The hotel didn't hold a candle to The Faro Queen, but it's possible I'm prejudiced, given it's the Longren's hotel.  The food was simple and hot and I didn't have to cook any of it, all of which I enjoyed. 

             
During the meal, Robert more than made up for any inattentiveness that had preceded the meal.  He asked me about Nevada and about my parents, listened with sympathy about the loss of my father, and I wisely didn't tell him a thing about Mr.
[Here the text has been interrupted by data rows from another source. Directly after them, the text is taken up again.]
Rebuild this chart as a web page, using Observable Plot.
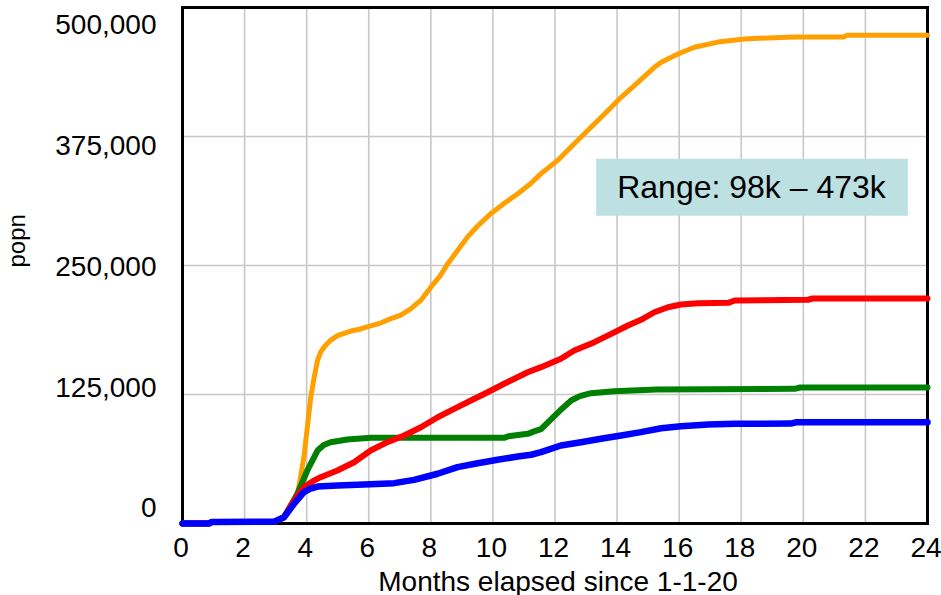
<!DOCTYPE html>
<html>
<head>
<meta charset="utf-8">
<script src="https://cdn.jsdelivr.net/npm/d3@7"></script>
<script src="https://cdn.jsdelivr.net/npm/@observablehq/plot@0.6"></script>
<style>
  html, body { margin: 0; padding: 0; background: #fff; }
</style>
</head>
<body>
<div id="chart"></div>
<script>
// Cumulative population over time, four scenarios (months since 1-1-20)
const orangeMonths = [0, 0.85, 0.95, 2.95, 3.3, 3.58, 3.7, 3.91, 4.02, 4.13, 4.25, 4.35, 4.45, 4.56, 4.77, 4.99, 5.42, 5.74, 6.06, 6.4, 6.71, 7.03, 7.35, 7.7, 8.0, 8.3, 8.54, 8.8, 9.18, 9.5, 9.94, 10.4, 10.8, 11.2, 11.55, 12.09, 12.62, 13.16, 13.7, 14.13, 14.67, 15.2, 15.42, 15.96, 16.49, 17.25, 18.1, 18.86, 19.72, 21.3, 21.4, 24];
const orangeValues = [0, 0, 1500, 1500, 7000, 19400, 27000, 64000, 93000, 122000, 143000, 158000, 166000, 171000, 177500, 182000, 186500, 188500, 191500, 194500, 198500, 202000, 208000, 217000, 229000, 240000, 251500, 262000, 277500, 288000, 300500, 311000, 319500, 329000, 339000, 352000, 368000, 384000, 400000, 413000, 427500, 442000, 447000, 455000, 461500, 466500, 469500, 470500, 471400, 471400, 473000, 473000];

const redMonths = [0, 0.85, 0.95, 2.95, 3.27, 3.48, 3.7, 3.91, 4.2, 4.45, 4.99, 5.53, 6.06, 6.6, 7.14, 7.68, 8.22, 8.75, 9.29, 9.83, 10.36, 11.12, 11.55, 12.19, 12.62, 13.27, 13.81, 14.35, 14.77, 15.2, 15.64, 16.06, 16.6, 17.6, 17.79, 20.15, 20.3, 24];
const redValues = [0, 0, 1500, 1500, 6000, 17000, 27000, 35200, 41000, 44900, 51400, 59400, 70700, 78800, 85300, 93300, 103000, 111100, 119200, 127200, 135400, 146600, 151500, 159600, 167600, 175700, 183800, 191900, 197400, 204700, 209600, 212200, 213500, 214000, 216100, 216800, 218000, 218000];

const greenMonths = [0, 0.85, 0.95, 2.95, 3.27, 3.5, 3.7, 4.02, 4.2, 4.35, 4.55, 4.77, 5.31, 6.06, 10.36, 10.5, 11.12, 11.35, 11.55, 11.87, 12.25, 12.52, 12.8, 13.16, 13.91, 15.28, 19.72, 19.9, 24];
const greenValues = [0, 0, 1500, 1500, 6000, 18000, 28800, 51400, 62000, 70700, 76000, 78800, 81400, 83000, 83000, 84500, 86900, 89500, 91500, 101000, 112000, 119200, 123500, 126300, 128200, 129900, 130500, 131800, 131800];

const blueMonths = [0, 0.85, 0.95, 2.95, 3.27, 3.59, 3.91, 4.1, 4.35, 4.99, 5.85, 6.82, 7.46, 8.22, 8.86, 9.51, 10.15, 10.8, 11.23, 11.55, 12.19, 12.84, 13.48, 14.13, 14.77, 15.42, 16.06, 16.93, 17.79, 19.6, 19.75, 24];
const blueValues = [0, 0, 1500, 1800, 6100, 19000, 30300, 33500, 35800, 36800, 37800, 39100, 42300, 48200, 54600, 58400, 61700, 64900, 66600, 69100, 75600, 78800, 82100, 85300, 88500, 92300, 94300, 95900, 96600, 96800, 98000, 98000];

const xTicks = [0, 2, 4, 6, 8, 10, 12, 14, 16, 18, 20, 22, 24];
const yTicks = [0, 125000, 250000, 375000, 500000];
const xLabel = "Months elapsed since 1-1-20";
const yLabel = "popn";

// drawing order: first listed sits underneath
const series = [
  {months: orangeMonths, values: orangeValues, color: "#ffa000", width: 5},
  {months: greenMonths, values: greenValues, color: "#008000", width: 6},
  {months: redMonths, values: redValues, color: "#ff0000", width: 6},
  {months: blueMonths, values: blueValues, color: "#0000ff", width: 6.5}
];

const finals = series.map(s => s.values[s.values.length - 1]);
const rangeNote = `Range: ${Math.round(d3.min(finals) / 1000)}k \u2013 ${Math.round(d3.max(finals) / 1000)}k`;

const yMax = 500000;
const fmt = d3.format(",");
// tick labels sit on a band slightly narrower than the gridlines
const labelDy = v => -15 + 33 * v / yMax;

const font = "'Liberation Sans', Arial, sans-serif";

const chart = Plot.plot({
  width: 941,
  height: 595,
  marginLeft: 182,
  marginRight: 14,
  marginTop: 7,
  marginBottom: 72,
  style: {fontFamily: font, fontSize: "28px", color: "#000", background: "#fff", overflow: "visible"},
  x: {domain: [0, 24]},
  y: {domain: [0, yMax]},
  marks: [
    Plot.gridX(xTicks, {stroke: "#c8c8c8", strokeOpacity: 1, strokeWidth: 1.6}),
    Plot.gridY(yTicks, {stroke: "#c8c8c8", strokeOpacity: 1, strokeWidth: 1.6}),
    Plot.frame({stroke: "#000", strokeWidth: 3}),
    Plot.axisX(xTicks, {tickSize: 0, tickPadding: 14, label: null, dx: -1.5, tickFormat: d => String(d)}),
    ...yTicks.map(v => Plot.axisY([v], {tickSize: 0, tickPadding: 26, label: null, tickFormat: fmt, dy: labelDy(v)})),
    ...series.map(s => Plot.line(s.months.map((m, i) => ({m, v: s.values[i]})), {
      x: "m", y: "v", stroke: s.color, strokeWidth: s.width, strokeLinejoin: "round"
    })),
    Plot.text([xLabel], {text: d => d, frameAnchor: "bottom", lineAnchor: "bottom", dx: 3, dy: 67}),
    Plot.text([yLabel], {text: d => d, frameAnchor: "left", rotate: -90, lineAnchor: "bottom", dx: -158, dy: 2, fontSize: 24}),
    Plot.text([rangeNote], {text: d => d, frameAnchor: "top-right", textAnchor: "middle", lineAnchor: "middle", dx: -176, dy: 180, fontSize: 32})
  ]
});

document.getElementById("chart").append(chart);

// shaded box behind the range note
const note = Array.from(chart.querySelectorAll("text")).find(t => t.textContent === rangeNote);
if (note) {
  const bb = note.getBBox();
  const cy = bb.y + bb.height / 2;
  const rect = document.createElementNS("http://www.w3.org/2000/svg", "rect");
  rect.setAttribute("x", bb.x - 21);
  rect.setAttribute("y", cy - 28);
  rect.setAttribute("width", bb.width + 42);
  rect.setAttribute("height", 57);
  rect.setAttribute("fill", "#bde0e3");
  // the text is positioned by its own transform; give the box the same one
  const tf = note.getAttribute("transform");
  if (tf) rect.setAttribute("transform", tf);
  note.parentNode.insertBefore(rect, note);
}
</script>
</body>
</html>
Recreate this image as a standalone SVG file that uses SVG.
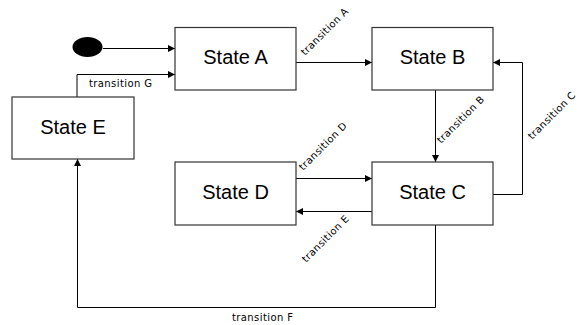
<svg xmlns="http://www.w3.org/2000/svg" width="584" height="325" viewBox="0 0 584 325">
<defs>
<marker id="arr" viewBox="0 0 10 10" refX="10" refY="5" markerWidth="7" markerHeight="7" markerUnits="userSpaceOnUse" orient="auto">
<path d="M0,0 L10,5 L0,10 z" fill="#000"/>
</marker>
<style>
.box{fill:#fff;stroke:#333;stroke-width:1.2}
.name{font-family:"Liberation Sans",Arial,sans-serif;font-size:20px;fill:#000;text-anchor:middle}
.lbl{font-family:"DejaVu Sans",sans-serif;font-size:10px;letter-spacing:0.4px;fill:#000}
.c{fill:none;stroke:#000;stroke-width:1}
</style>
</defs>
<rect width="584" height="325" fill="#fff"/>
<g id="connectors">
<line class="c" x1="103" y1="48.5" x2="175" y2="48.5" marker-end="url(#arr)"/>
<polyline class="c" points="77,97 77,74.5 175,74.5" marker-end="url(#arr)"/>
<line class="c" x1="296" y1="62.5" x2="372" y2="62.5" marker-end="url(#arr)"/>
<line class="c" x1="435.5" y1="90" x2="435.5" y2="162" marker-end="url(#arr)"/>
<polyline class="c" points="493,194.5 522.5,194.5 522.5,62.5 493,62.5" marker-end="url(#arr)"/>
<line class="c" x1="296" y1="178.5" x2="372" y2="178.5" marker-end="url(#arr)"/>
<line class="c" x1="372" y1="211.5" x2="296" y2="211.5" marker-end="url(#arr)"/>
<polyline class="c" points="435.5,225 435.5,307.5 77.5,307.5 77.5,159" marker-end="url(#arr)"/>
<text class="lbl" x="89" y="87">transition G</text>
<text class="lbl" transform="translate(305,56) rotate(-45)">transition A</text>
<text class="lbl" transform="translate(441,144) rotate(-45)">transition B</text>
<text class="lbl" transform="translate(532,140) rotate(-45)">transition C</text>
<text class="lbl" transform="translate(303,171) rotate(-45)">transition D</text>
<text class="lbl" transform="translate(306,263) rotate(-45)">transition E</text>
<text class="lbl" x="232" y="321">transition F</text>
</g>
<g id="start"><ellipse cx="87.5" cy="47" rx="15" ry="10" fill="#000"/></g>
<g id="stateA"><rect class="box" x="175" y="27.5" width="121" height="62.5"/><text class="name" x="235.5" y="64">State A</text></g>
<g id="stateB"><rect class="box" x="372" y="27.5" width="121" height="62.5"/><text class="name" x="432.5" y="64">State B</text></g>
<g id="stateC"><rect class="box" x="372" y="162" width="121" height="63"/><text class="name" x="432.5" y="199">State C</text></g>
<g id="stateD"><rect class="box" x="175" y="162" width="121" height="63"/><text class="name" x="235.5" y="199">State D</text></g>
<g id="stateE"><rect class="box" x="12" y="97" width="122" height="62"/><text class="name" x="73" y="134">State E</text></g>
</svg>
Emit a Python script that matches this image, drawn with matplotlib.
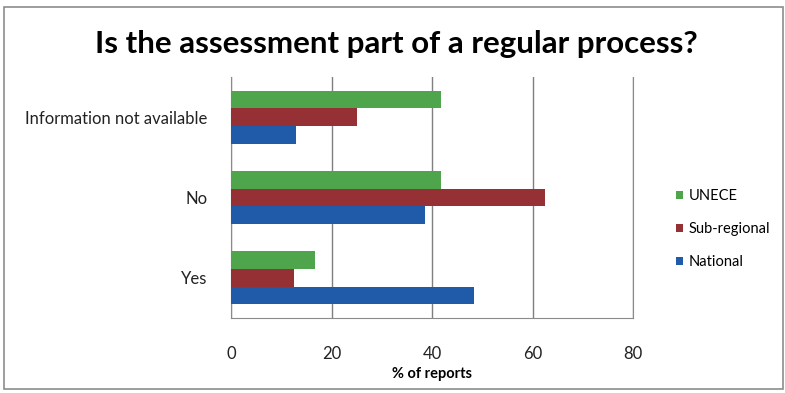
import matplotlib.pyplot as plt
import numpy as np
from matplotlib.patches import Rectangle

plt.rcParams['font.family'] = ['Lato', 'DejaVu Sans']

# answers, bottom to top
categories = ["Yes", "No", "Information not available"]
national = [48.4, 38.7, 13.0]
sub_regional = [12.5, 62.5, 25.0]
unece = [16.7, 41.7, 41.7]

c_green = "#4fa54b"
c_red = "#953035"
c_blue = "#1f5ba8"

fig = plt.figure(figsize=(7.85, 3.93), dpi=100)
ax = fig.add_axes([231 / 785, 1 - 318 / 393, (633 - 231) / 785, (318 - 77) / 393])

y = np.arange(len(categories))
h = 0.22
ax.barh(y - h, national, height=h, color=c_blue, label="National", zorder=3)
ax.barh(y, sub_regional, height=h, color=c_red, label="Sub-regional", zorder=3)
ax.barh(y + h, unece, height=h, color=c_green, label="UNECE", zorder=3)

ax.set_xlim(0, 80)
ax.set_ylim(-0.5, 2.5)
ax.set_xticks([0, 20, 40, 60, 80])
ax.set_yticks(y)
ax.set_yticklabels(categories)
ax.tick_params(axis="both", length=0, labelsize=12, colors="#222222")
ax.tick_params(axis="x", pad=20)
ax.tick_params(axis="y", pad=17)
ax.grid(axis="x", color="#7f7f7f", linewidth=1, zorder=0)
ax.spines["top"].set_visible(False)
for side in ["left", "bottom", "right"]:
    ax.spines[side].set_color("#8a8a8a")
ax.set_xlabel("% of reports", fontsize=10.5, fontweight="bold", labelpad=4)

handles, labels = ax.get_legend_handles_labels()
fig.legend(handles[::-1], labels[::-1], loc="center left",
           bbox_to_anchor=(663 / 785, 1 - 229 / 393), frameon=False,
           fontsize=10.5, handlelength=0.5, handleheight=0.5,
           handletextpad=0.35, labelspacing=1.3)

fig.suptitle("Is the assessment part of a regular process?", x=0.505,
             y=1 - 44 / 393, va="center", fontsize=22.5, fontweight="bold")

# outer chart frame
fig.patches.append(Rectangle((4 / 785, 4 / 393), 1 - 6 / 785, 1 - 11 / 393,
                             transform=fig.transFigure, fill=False,
                             edgecolor="#8c8c8c", linewidth=1.2))

fig.savefig("out.png", dpi=100)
Overton's plans to marry me off.

             
Having a man listen to every word should have caused me no end of fretting but, for once, I didn't trip over my words or forget my sentences halfway through.  I made him laugh a few times, telling him about my adventures and Sarah's, which probably wouldn't make it any easier for Sarah to tell the ranch hands what to do, but I liked the way his eyes shined when he laughed.

             
When the dishes were collected and the dancing started to the fiddles and the guitar player and one lone and somewhat lost looking girl with a flute, who everyone else instantly drowned out, I tried to resist.  I'm light on my feet running a race or climbing a foothill or scaling a cottonwood, but I'm heavy on everyone else's dancing.

             
Robert didn't take no for an answer, he simply stood, took my hand in the most courtly manner that set my heart spinning and my breath short, and took me out to the dance floor.

             
Where I spun like moonlight and swept into footwork I couldn't possibly have known; light as a feather and light on my own feet, never on his.  For the first time I could remember, since the days I'd been small enough to dance with my stocking-clad feet on my father's shoes, I enjoyed dancing and left the hotel breathless and flushed rather than tongue-tied and blushing.

             
Robert McLeod was handsome and charming and I had daydreamed about this night since the moment I'd first seen him, when I had no way of knowing such a night was even possible.

             
I didn't want that, though.  Did I?  So soon after Johnny, it truly felt like the path to another broken heart and I didn't have the spirit for it, or any more sisters to run to.

             
My steps off the dance floor as we left the hotel were far more cautious.

 

              Redding's main street boasted grocers and a telegraph office, a feed store that was also the other grocer's, the hotel where we had dined and where people sometimes staged plays.  There was a laundry and another hotel that had a rather less savory reputation.  There wasn't much more to it.  We walked the length of it, looking at the houses spread in a grid off the main street, and talked about the ranch.  After Robert had abandoned the idea of university schooling and made his way north, he'd worked on a series of cattle drives, heading as far east as Idaho and, once, as far south as Texas.